··· Entries provided ···

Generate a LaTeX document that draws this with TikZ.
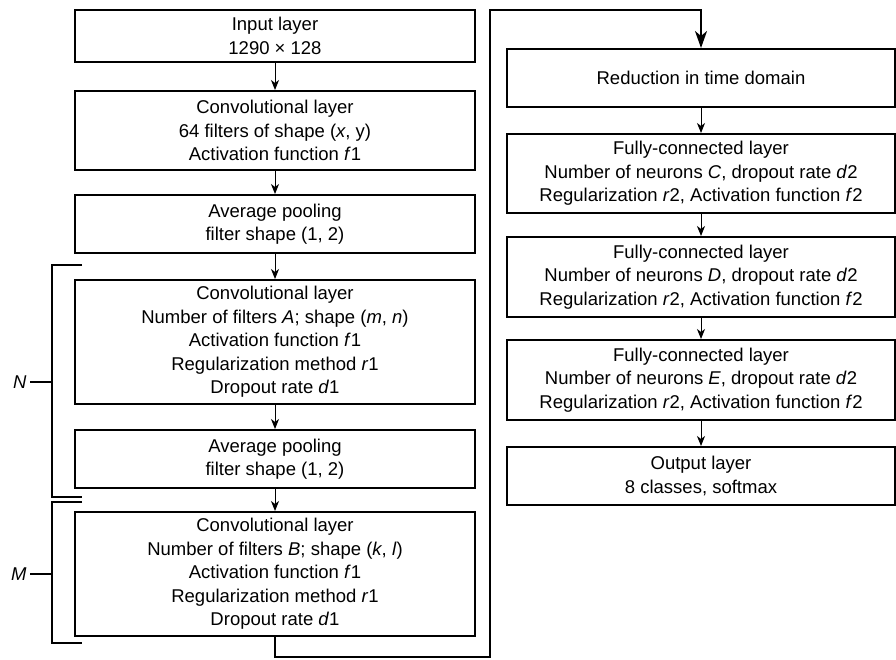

···
··· Entries provided ···

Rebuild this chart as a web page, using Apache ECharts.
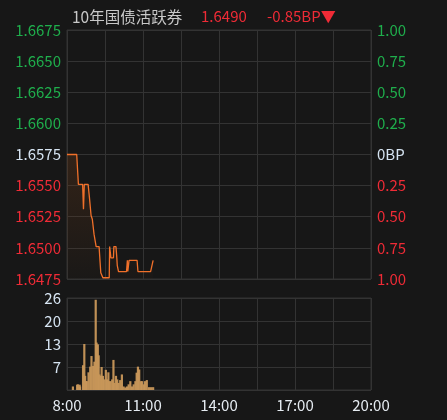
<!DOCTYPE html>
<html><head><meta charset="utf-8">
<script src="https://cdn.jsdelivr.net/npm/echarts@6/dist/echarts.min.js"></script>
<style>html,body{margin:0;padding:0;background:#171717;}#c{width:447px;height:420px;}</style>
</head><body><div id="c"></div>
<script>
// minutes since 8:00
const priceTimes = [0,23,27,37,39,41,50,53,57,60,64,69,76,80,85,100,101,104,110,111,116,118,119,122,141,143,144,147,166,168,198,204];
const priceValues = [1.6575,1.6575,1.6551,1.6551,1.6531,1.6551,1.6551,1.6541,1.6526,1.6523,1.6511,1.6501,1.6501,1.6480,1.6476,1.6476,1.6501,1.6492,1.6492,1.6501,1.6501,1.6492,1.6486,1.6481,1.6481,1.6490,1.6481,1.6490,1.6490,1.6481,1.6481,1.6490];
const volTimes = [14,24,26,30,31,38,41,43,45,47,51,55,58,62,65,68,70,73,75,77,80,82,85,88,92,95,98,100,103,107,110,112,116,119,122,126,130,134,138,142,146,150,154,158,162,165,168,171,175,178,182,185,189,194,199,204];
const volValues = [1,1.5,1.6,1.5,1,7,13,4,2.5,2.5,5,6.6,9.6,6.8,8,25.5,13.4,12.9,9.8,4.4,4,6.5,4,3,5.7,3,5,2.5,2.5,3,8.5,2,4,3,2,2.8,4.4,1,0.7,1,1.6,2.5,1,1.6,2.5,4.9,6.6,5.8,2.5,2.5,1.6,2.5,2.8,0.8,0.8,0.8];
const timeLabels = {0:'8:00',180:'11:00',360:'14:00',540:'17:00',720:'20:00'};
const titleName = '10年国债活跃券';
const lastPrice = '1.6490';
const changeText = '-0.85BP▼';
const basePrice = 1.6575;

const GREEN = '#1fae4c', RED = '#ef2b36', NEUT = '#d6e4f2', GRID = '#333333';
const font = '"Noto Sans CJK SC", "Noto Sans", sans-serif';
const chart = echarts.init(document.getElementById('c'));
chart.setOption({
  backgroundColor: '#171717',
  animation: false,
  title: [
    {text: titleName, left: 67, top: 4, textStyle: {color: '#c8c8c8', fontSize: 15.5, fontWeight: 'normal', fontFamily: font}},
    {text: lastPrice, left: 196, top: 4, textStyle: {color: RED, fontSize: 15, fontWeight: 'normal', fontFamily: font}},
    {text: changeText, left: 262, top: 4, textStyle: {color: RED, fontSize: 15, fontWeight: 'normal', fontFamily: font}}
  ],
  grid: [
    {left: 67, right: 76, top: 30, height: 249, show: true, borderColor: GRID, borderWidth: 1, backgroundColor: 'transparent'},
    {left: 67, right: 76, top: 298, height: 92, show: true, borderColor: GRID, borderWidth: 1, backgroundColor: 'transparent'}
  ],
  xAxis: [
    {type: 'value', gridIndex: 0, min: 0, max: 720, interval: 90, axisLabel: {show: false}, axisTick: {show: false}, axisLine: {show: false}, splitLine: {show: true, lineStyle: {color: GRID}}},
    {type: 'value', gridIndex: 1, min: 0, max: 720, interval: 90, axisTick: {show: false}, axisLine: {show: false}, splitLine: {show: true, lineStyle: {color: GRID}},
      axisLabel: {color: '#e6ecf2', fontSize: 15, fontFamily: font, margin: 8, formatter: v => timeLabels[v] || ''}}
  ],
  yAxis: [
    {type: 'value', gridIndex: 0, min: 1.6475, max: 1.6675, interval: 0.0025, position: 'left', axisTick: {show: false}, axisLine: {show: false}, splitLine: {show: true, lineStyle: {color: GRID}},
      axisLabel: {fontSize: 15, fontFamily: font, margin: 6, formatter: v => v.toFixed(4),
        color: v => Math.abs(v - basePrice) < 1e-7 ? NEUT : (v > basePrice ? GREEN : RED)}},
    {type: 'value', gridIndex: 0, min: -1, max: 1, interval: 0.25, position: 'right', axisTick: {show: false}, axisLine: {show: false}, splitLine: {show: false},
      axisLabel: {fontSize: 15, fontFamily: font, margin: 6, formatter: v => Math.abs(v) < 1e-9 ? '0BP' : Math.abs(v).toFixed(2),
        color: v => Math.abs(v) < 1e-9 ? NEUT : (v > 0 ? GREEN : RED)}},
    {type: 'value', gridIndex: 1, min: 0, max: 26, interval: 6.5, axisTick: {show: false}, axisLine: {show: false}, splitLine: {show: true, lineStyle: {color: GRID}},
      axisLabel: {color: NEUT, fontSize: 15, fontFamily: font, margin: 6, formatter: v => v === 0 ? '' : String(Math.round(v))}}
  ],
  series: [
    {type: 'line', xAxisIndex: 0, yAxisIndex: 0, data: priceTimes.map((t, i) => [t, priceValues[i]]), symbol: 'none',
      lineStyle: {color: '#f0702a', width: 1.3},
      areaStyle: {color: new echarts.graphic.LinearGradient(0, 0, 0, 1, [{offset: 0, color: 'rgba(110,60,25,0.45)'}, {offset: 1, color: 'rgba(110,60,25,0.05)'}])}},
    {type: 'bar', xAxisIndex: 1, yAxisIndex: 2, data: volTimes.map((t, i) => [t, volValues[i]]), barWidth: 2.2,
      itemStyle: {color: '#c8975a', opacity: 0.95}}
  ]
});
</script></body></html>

···

- **Given task**
Look through the data and gather every line with the string "this" in it.

- **Right answer**
Generate a LaTeX document that draws this with TikZ.
Rebuild this chart as a web page, using Apache ECharts.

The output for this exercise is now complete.